Jeffrey E. Gundlach, ex-bond manager and darling of Trust Company of the West (TCW), received a jury award of $66.7 million in damages despite being found liable for breaching his fiduciary duty and stealing trade secrets at his former firm.
After two days of jury deliberations, Gundlach and three co-defendants were found liable on Friday for breach of fiduciary duty and taking trade secrets from their the mutual fund after he was fired in December 2009. Gundlach was also found liable for interfering with investor contracts.
The verdict, however, was a mixed bag as the jury awarded no damages to TCW for the breach and contract claims, finding that documents and electronic files that Gundlach and his co-defendants took from TCW were not stolen maliciously. As part of a related countersuit filed against TCW, Gundlach and his co-defendants were awarded $66.7 million because of his claim that he was owed millions of dollars in fees for the funds he managed.

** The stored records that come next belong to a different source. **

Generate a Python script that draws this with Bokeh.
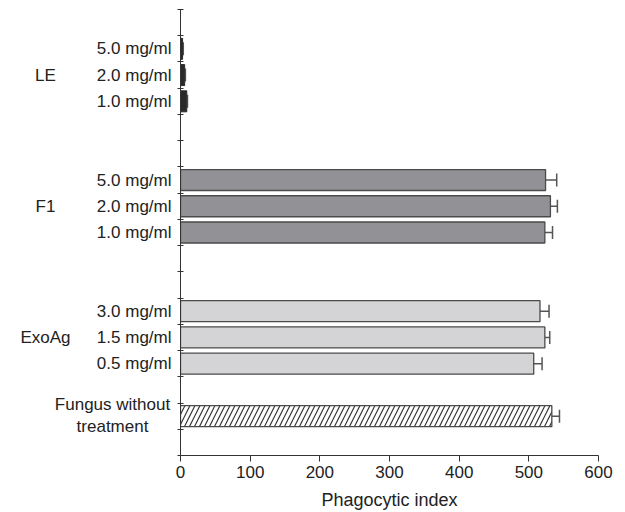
from bokeh.plotting import figure
from bokeh.layouts import row
from bokeh.models import (ColumnDataSource, Range1d, FixedTicker, Whisker, TeeHead)
from bokeh.core.properties import value
from bokeh.embed import file_html
from bokeh.resources import INLINE

# ---- data ----
groups = ["LE", "F1", "ExoAg"]
group_pos = [14.5, 9.5, 4.5]
conc_labels = ["5.0 mg/ml", "2.0 mg/ml", "1.0 mg/ml",
               "5.0 mg/ml", "2.0 mg/ml", "1.0 mg/ml",
               "3.0 mg/ml", "1.5 mg/ml", "0.5 mg/ml"]
positions = [15.5, 14.5, 13.5, 10.5, 9.5, 8.5, 5.5, 4.5, 3.5]
le_values = [3, 6, 9]
le_err = [1, 1, 1]
f1_values = [524, 531, 523]
f1_err = [16, 10, 11]
exo_values = [516, 523, 507]
exo_err = [13, 7, 12]
control_label = ["Fungus without", "treatment"]
control_label_pos = [1.95, 1.11]
control_value = [533]
control_err = [11]
control_pos = [1.5]
x_ticks = [0, 100, 200, 300, 400, 500, 600]
y_slot_ticks = list(range(0, 18))

FONT = "Liberation Sans"
TXT = "#222222"
EDGE = "#4a4a4a"
TOP, FH, BOT = 9, 446, 54
LAB_W = 174

y_range = Range1d(0, 17)

# ---- main chart ----
p = figure(frame_width=418, frame_height=FH, output_backend="svg", toolbar_location=None,
           x_range=Range1d(0, 600), y_range=y_range,
           min_border_left=6, min_border_right=18, min_border_top=TOP, min_border_bottom=BOT)
p.outline_line_color = None
p.xgrid.grid_line_color = None
p.ygrid.grid_line_color = None

def src(ys, vals, errs):
    return ColumnDataSource(dict(y=ys, v=vals, lo=vals, hi=[a + b for a, b in zip(vals, errs)]))

le_src = src(positions[0:3], le_values, le_err)
f1_src = src(positions[3:6], f1_values, f1_err)
exo_src = src(positions[6:9], exo_values, exo_err)
ctl_src = src(control_pos, control_value, control_err)

p.hbar(y="y", right="v", left=0, height=0.8, source=le_src,
       fill_color="#2a2a2a", line_color="#2a2a2a", line_width=1)
p.hbar(y="y", right="v", left=0, height=0.8, source=f1_src,
       fill_color="#929296", line_color=EDGE, line_width=1.3)
p.hbar(y="y", right="v", left=0, height=0.8, source=exo_src,
       fill_color="#d4d4d6", line_color=EDGE, line_width=1.3)
p.hbar(y="y", right="v", left=0, height=0.8, source=ctl_src,
       fill_color="white", line_color=EDGE, line_width=1.3,
       hatch_pattern="/", hatch_color="#333333", hatch_scale=10, hatch_weight=1.2)

for s in (f1_src, exo_src, ctl_src, le_src):
    p.add_layout(Whisker(source=s, base="y", lower="lo", upper="hi", dimension="width",
                         line_color="#555555", line_width=1.5, lower_head=None,
                         upper_head=TeeHead(size=13, line_color="#555555", line_width=1.5)))

# x axis
p.xaxis.ticker = FixedTicker(ticks=x_ticks)
p.xaxis.minor_tick_line_color = None
p.xaxis.major_tick_in = 0
p.xaxis.major_tick_out = 6
p.xaxis.axis_line_color = "#333333"
p.xaxis.major_tick_line_color = "#333333"
p.xaxis.major_label_text_font = FONT
p.xaxis.major_label_text_font_size = "17px"
p.xaxis.major_label_text_color = TXT
p.xaxis.major_label_standoff = 4
p.xaxis.axis_label = "Phagocytic index"
p.xaxis.axis_label_text_font = FONT
p.xaxis.axis_label_text_font_size = "18px"
p.xaxis.axis_label_text_font_style = "normal"
p.xaxis.axis_label_text_color = TXT
p.xaxis.axis_label_standoff = 9

# y axis: slot ticks only
p.yaxis.ticker = FixedTicker(ticks=y_slot_ticks)
p.yaxis.major_label_overrides = {t: "" for t in y_slot_ticks}
p.yaxis.major_label_standoff = 0
p.yaxis.major_tick_in = 3
p.yaxis.major_tick_out = 3
p.yaxis.minor_tick_line_color = None
p.yaxis.major_tick_line_color = "#333333"
p.yaxis.axis_line_color = "#333333"

# ---- label panel (category labels of the y axis) ----
lab = figure(frame_width=LAB_W, frame_height=FH, output_backend="svg", toolbar_location=None,
             x_range=Range1d(0, LAB_W), y_range=y_range, x_axis_type=None, y_axis_type=None,
             min_border_left=0, min_border_right=0, min_border_top=TOP, min_border_bottom=BOT)
lab.outline_line_color = None
lab.xgrid.grid_line_color = None
lab.ygrid.grid_line_color = None

txt_kw = dict(text_font=value(FONT), text_font_size="17px", text_color=TXT, text_baseline="middle")
lab.text(x=[171] * len(positions), y=positions, text=conc_labels, text_align="right", **txt_kw)
lab.text(x=[45] * len(groups), y=group_pos, text=groups, text_align="center", **txt_kw)
lab.text(x=[112] * len(control_label), y=control_label_pos, text=control_label,
         text_align="center", **txt_kw)

layout = row(lab, p, spacing=0)
open("out.html", "w").write(file_html(layout, INLINE))
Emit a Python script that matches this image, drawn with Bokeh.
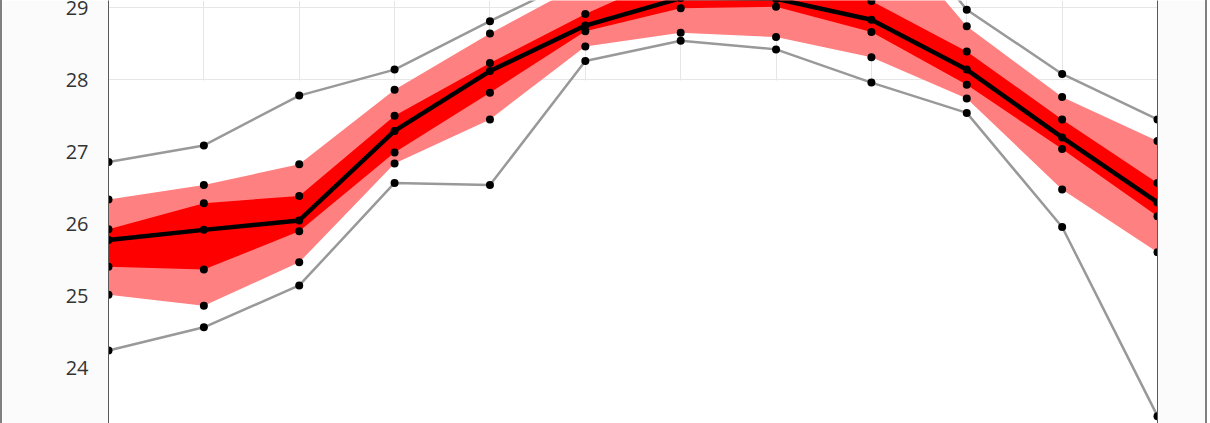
from bokeh.plotting import figure
from bokeh.models import Range1d, LinearAxis, FixedTicker, Grid
from bokeh.embed import file_html
from bokeh.resources import INLINE

months = [1, 2, 3, 4, 5, 6, 7, 8, 9, 10, 11, 12]
t_max = [26.86, 27.09, 27.78, 28.14, 28.81, 29.45, 30.50, 30.80, 30.60, 28.97, 28.08, 27.45]
t_p90 = [26.34, 26.54, 26.83, 27.86, 28.64, 29.35, 30.00, 30.40, 30.30, 28.74, 27.76, 27.15]
t_p75 = [25.93, 26.29, 26.39, 27.50, 28.23, 28.91, 29.50, 29.50, 29.09, 28.39, 27.45, 26.57]
t_med = [25.78, 25.92, 26.05, 27.29, 28.12, 28.75, 29.13, 29.12, 28.83, 28.14, 27.20, 26.30]
t_p25 = [25.41, 25.37, 25.90, 26.99, 27.82, 28.67, 28.99, 29.01, 28.66, 27.93, 27.04, 26.11]
t_p10 = [25.02, 24.87, 25.47, 26.84, 27.45, 28.46, 28.65, 28.59, 28.31, 27.74, 26.48, 25.61]
t_min = [24.25, 24.57, 25.15, 26.57, 26.54, 28.26, 28.54, 28.42, 27.96, 27.54, 25.96, 23.34]
y_ticks = [24, 25, 26, 27, 28, 29]
grid_from = 28

p = figure(width=1207, height=423, output_backend="svg", toolbar_location=None,
           x_range=Range1d(1, 12), y_range=Range1d(23.238, 29.097),
           x_axis_location=None,
           min_border_left=106, min_border_right=52, min_border_top=0, min_border_bottom=0)
p.border_fill_color = "#fbfbfb"
p.background_fill_color = "white"
p.outline_line_color = None
p.grid.grid_line_color = None
p.styles = {"border-left": "2px solid #808080", "border-right": "2px solid #808080",
            "box-sizing": "border-box"}

# grids
p.add_layout(Grid(dimension=0, ticker=FixedTicker(ticks=months), grid_line_color="#e6e6e6", grid_line_width=1))
p.add_layout(Grid(dimension=1, ticker=FixedTicker(ticks=y_ticks), grid_line_color="#e6e6e6", grid_line_width=1))

# left axis
ax = p.yaxis[0]
ax.ticker = FixedTicker(ticks=y_ticks)
ax.axis_line_color = "#595959"
ax.axis_line_width = 1
ax.major_tick_line_color = None
ax.minor_tick_line_color = None
ax.major_tick_out = 0
ax.major_tick_in = 0
ax.minor_tick_out = 0
ax.major_label_standoff = 20
ax.major_label_text_font = "Open Sans"
ax.major_label_text_font_size = "20px"
ax.major_label_text_color = "#333333"

# right axis line
ra = LinearAxis(ticker=FixedTicker(ticks=[]), axis_line_color="#595959", axis_line_width=1,
                major_tick_line_color=None, minor_tick_line_color=None,
                major_tick_out=0, minor_tick_out=0)
p.add_layout(ra, "right")

# white cover hiding the grid below 28
p.quad(left=[months[0]], right=[months[-1]], bottom=[23.0], top=[grid_from - 0.012],
       fill_color="white", line_color=None)

# bands
p.varea(x=months, y1=t_p10, y2=t_p90, fill_color="#ff8080")
p.varea(x=months, y1=t_p25, y2=t_p75, fill_color="#ff0000")

# extreme lines
p.line(months, t_max, line_color="#999999", line_width=2.5)
p.line(months, t_min, line_color="#999999", line_width=2.5)

# median
p.line(months, t_med, line_color="black", line_width=4.5)

for s in [t_max, t_p90, t_p75, t_med, t_p25, t_p10, t_min]:
    p.scatter(months, s, size=8, fill_color="black", line_color=None)

open("out.html", "w").write(file_html(p, INLINE))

Damages over the trade secrets issue – for which TCW is seeking $89 million – will be heard at a later date by Los Angeles County Superior Court Judge Carl J. West.
Both sides have claimed victory after the mixed verdict was announced with TCW claiming that the jury had validated the firm’s claims, while Gundlach’s side was pleased with the monetary award.
TCW has not indicated whether they will pursue an appeal on Jeffrey Gundlach‘s back pay.